**Request:**
Reproduce the material below line by line, beginning with its first line and ending with the line that contains "430, 464, 481]]"; leave out pictures.

..........

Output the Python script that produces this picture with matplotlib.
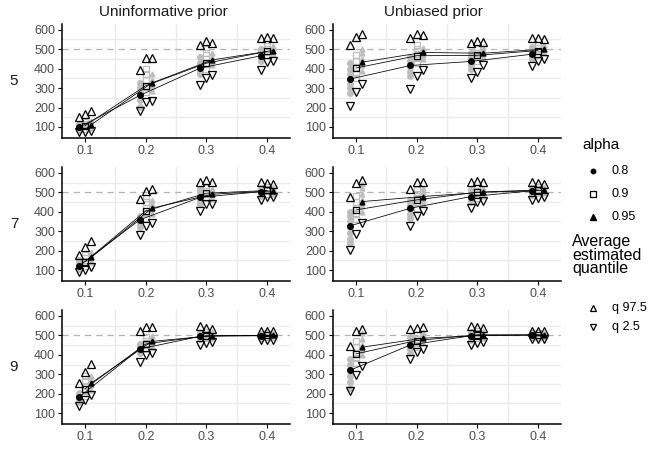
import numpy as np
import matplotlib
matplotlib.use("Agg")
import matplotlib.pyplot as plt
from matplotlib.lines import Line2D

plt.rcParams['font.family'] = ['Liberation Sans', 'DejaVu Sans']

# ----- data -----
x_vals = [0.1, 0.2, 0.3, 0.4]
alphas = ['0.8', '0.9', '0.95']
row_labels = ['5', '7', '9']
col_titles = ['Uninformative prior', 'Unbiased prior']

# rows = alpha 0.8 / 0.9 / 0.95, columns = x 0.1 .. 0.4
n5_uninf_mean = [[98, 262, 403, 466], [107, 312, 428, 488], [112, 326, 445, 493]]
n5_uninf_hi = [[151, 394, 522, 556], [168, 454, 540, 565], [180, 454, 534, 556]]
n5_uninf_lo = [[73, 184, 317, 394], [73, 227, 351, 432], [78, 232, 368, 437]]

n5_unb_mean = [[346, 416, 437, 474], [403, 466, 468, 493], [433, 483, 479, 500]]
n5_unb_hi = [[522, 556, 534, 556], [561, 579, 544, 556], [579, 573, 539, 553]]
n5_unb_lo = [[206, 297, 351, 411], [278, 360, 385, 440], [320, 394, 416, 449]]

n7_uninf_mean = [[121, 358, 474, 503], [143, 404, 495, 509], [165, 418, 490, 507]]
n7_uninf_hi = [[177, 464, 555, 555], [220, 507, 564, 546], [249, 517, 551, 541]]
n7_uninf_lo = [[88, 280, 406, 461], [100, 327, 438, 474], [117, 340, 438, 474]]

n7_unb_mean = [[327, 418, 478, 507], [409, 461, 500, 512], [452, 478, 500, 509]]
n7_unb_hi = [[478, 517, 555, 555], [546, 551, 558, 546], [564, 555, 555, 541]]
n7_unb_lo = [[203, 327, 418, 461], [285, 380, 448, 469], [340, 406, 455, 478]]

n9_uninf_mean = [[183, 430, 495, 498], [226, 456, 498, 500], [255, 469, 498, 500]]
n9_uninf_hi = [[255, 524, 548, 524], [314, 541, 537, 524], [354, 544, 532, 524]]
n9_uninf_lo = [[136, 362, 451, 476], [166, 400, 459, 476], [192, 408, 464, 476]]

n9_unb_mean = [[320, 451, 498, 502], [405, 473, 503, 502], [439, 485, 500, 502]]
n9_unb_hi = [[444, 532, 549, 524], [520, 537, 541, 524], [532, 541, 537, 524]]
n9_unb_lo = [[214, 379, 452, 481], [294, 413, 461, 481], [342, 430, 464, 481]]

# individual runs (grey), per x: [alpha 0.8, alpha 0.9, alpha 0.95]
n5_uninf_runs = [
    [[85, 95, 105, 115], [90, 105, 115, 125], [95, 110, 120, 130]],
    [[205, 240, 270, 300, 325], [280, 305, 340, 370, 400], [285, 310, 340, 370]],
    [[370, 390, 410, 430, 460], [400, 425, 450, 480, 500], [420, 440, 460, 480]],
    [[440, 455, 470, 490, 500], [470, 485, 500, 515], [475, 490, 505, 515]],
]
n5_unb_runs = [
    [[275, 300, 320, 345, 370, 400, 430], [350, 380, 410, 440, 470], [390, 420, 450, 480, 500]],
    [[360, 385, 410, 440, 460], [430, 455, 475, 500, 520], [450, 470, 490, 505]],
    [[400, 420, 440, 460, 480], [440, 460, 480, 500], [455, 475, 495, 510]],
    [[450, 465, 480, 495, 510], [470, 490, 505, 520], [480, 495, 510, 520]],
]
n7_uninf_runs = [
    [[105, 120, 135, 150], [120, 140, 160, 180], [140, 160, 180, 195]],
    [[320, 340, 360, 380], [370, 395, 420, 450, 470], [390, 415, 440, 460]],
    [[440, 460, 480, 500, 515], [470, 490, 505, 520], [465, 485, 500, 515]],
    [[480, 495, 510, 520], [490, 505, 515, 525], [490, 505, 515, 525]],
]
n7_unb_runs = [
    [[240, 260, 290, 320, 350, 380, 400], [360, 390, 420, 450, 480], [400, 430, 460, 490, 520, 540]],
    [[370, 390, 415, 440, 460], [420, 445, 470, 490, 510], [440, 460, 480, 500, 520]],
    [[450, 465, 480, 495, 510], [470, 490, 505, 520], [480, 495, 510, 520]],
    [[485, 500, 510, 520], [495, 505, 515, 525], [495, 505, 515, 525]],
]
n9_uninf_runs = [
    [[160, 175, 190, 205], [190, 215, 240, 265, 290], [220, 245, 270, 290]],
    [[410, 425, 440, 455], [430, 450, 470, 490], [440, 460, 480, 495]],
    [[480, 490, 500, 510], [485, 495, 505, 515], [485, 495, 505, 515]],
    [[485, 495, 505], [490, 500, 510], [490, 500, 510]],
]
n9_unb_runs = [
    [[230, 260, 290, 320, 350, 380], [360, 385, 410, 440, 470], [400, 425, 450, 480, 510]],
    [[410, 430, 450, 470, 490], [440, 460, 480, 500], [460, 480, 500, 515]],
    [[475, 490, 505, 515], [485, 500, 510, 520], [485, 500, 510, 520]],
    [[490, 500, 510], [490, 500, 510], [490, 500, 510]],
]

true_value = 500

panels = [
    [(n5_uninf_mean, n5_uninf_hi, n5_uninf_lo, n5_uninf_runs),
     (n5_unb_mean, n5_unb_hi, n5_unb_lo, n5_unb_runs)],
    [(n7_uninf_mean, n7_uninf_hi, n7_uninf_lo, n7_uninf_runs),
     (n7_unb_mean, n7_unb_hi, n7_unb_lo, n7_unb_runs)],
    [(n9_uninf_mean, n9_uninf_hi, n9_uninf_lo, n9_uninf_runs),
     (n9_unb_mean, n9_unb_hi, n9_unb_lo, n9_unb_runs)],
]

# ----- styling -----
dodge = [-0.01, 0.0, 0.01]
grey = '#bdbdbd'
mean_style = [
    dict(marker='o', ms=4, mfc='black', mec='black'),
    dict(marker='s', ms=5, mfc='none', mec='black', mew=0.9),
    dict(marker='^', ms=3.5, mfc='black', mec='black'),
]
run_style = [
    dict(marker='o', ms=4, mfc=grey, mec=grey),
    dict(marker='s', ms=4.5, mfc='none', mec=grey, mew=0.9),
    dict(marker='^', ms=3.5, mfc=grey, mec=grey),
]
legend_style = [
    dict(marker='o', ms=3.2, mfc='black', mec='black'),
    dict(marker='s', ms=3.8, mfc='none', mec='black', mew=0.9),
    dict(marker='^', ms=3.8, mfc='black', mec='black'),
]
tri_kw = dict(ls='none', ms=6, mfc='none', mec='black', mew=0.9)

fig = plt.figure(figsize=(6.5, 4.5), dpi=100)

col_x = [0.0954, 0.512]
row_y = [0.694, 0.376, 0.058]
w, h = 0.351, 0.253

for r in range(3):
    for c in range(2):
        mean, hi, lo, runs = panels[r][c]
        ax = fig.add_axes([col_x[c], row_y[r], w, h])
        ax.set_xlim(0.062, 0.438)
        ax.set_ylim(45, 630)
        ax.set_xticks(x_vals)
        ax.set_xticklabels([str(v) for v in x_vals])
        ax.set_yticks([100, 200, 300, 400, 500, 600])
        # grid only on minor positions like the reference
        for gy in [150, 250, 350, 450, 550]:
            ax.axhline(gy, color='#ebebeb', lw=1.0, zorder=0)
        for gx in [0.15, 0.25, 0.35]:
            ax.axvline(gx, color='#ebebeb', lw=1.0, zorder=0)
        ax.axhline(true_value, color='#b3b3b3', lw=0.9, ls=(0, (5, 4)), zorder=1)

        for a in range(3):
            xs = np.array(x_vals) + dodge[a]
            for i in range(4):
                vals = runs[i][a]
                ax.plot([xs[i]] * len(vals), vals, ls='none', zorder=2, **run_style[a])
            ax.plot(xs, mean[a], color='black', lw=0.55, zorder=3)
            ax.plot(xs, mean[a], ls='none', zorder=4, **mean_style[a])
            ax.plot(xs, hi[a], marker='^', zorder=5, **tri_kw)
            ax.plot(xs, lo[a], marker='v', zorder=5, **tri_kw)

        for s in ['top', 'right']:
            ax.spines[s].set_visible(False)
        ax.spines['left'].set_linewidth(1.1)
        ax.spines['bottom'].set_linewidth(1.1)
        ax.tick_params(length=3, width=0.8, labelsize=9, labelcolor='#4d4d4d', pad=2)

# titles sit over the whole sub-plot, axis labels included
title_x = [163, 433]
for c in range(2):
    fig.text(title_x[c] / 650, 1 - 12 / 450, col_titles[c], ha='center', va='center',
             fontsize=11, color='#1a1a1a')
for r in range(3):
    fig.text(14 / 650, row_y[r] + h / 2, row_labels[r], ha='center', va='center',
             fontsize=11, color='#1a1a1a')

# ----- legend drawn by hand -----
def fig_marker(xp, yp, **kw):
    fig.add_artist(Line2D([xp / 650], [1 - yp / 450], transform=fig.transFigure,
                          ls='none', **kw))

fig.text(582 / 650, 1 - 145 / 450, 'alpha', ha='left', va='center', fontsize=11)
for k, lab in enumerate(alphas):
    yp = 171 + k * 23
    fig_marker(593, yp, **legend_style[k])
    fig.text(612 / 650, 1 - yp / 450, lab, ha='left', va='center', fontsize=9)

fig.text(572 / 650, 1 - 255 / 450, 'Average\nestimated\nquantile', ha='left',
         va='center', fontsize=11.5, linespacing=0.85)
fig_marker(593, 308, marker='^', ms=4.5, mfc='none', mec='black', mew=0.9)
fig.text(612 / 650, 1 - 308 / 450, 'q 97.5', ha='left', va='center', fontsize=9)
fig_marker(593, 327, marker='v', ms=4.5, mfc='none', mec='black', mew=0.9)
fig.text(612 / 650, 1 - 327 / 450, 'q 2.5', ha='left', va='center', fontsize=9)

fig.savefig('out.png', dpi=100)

..........

**Response for this exercise:**
Output the Python script that produces this picture with matplotlib.
import numpy as np
import matplotlib
matplotlib.use("Agg")
import matplotlib.pyplot as plt
from matplotlib.lines import Line2D

plt.rcParams['font.family'] = ['Liberation Sans', 'DejaVu Sans']

# ----- data -----
x_vals = [0.1, 0.2, 0.3, 0.4]
alphas = ['0.8', '0.9', '0.95']
row_labels = ['5', '7', '9']
col_titles = ['Uninformative prior', 'Unbiased prior']

# rows = alpha 0.8 / 0.9 / 0.95, columns = x 0.1 .. 0.4
n5_uninf_mean = [[98, 262, 403, 466], [107, 312, 428, 488], [112, 326, 445, 493]]
n5_uninf_hi = [[151, 394, 522, 556], [168, 454, 540, 565], [180, 454, 534, 556]]
n5_uninf_lo = [[73, 184, 317, 394], [73, 227, 351, 432], [78, 232, 368, 437]]

n5_unb_mean = [[346, 416, 437, 474], [403, 466, 468, 493], [433, 483, 479, 500]]
n5_unb_hi = [[522, 556, 534, 556], [561, 579, 544, 556], [579, 573, 539, 553]]
n5_unb_lo = [[206, 297, 351, 411], [278, 360, 385, 440], [320, 394, 416, 449]]

n7_uninf_mean = [[121, 358, 474, 503], [143, 404, 495, 509], [165, 418, 490, 507]]
n7_uninf_hi = [[177, 464, 555, 555], [220, 507, 564, 546], [249, 517, 551, 541]]
n7_uninf_lo = [[88, 280, 406, 461], [100, 327, 438, 474], [117, 340, 438, 474]]

n7_unb_mean = [[327, 418, 478, 507], [409, 461, 500, 512], [452, 478, 500, 509]]
n7_unb_hi = [[478, 517, 555, 555], [546, 551, 558, 546], [564, 555, 555, 541]]
n7_unb_lo = [[203, 327, 418, 461], [285, 380, 448, 469], [340, 406, 455, 478]]

n9_uninf_mean = [[183, 430, 495, 498], [226, 456, 498, 500], [255, 469, 498, 500]]
n9_uninf_hi = [[255, 524, 548, 524], [314, 541, 537, 524], [354, 544, 532, 524]]
n9_uninf_lo = [[136, 362, 451, 476], [166, 400, 459, 476], [192, 408, 464, 476]]

n9_unb_mean = [[320, 451, 498, 502], [405, 473, 503, 502], [439, 485, 500, 502]]
n9_unb_hi = [[444, 532, 549, 524], [520, 537, 541, 524], [532, 541, 537, 524]]
n9_unb_lo = [[214, 379, 452, 481], [294, 413, 461, 481], [342, 430, 464, 481]]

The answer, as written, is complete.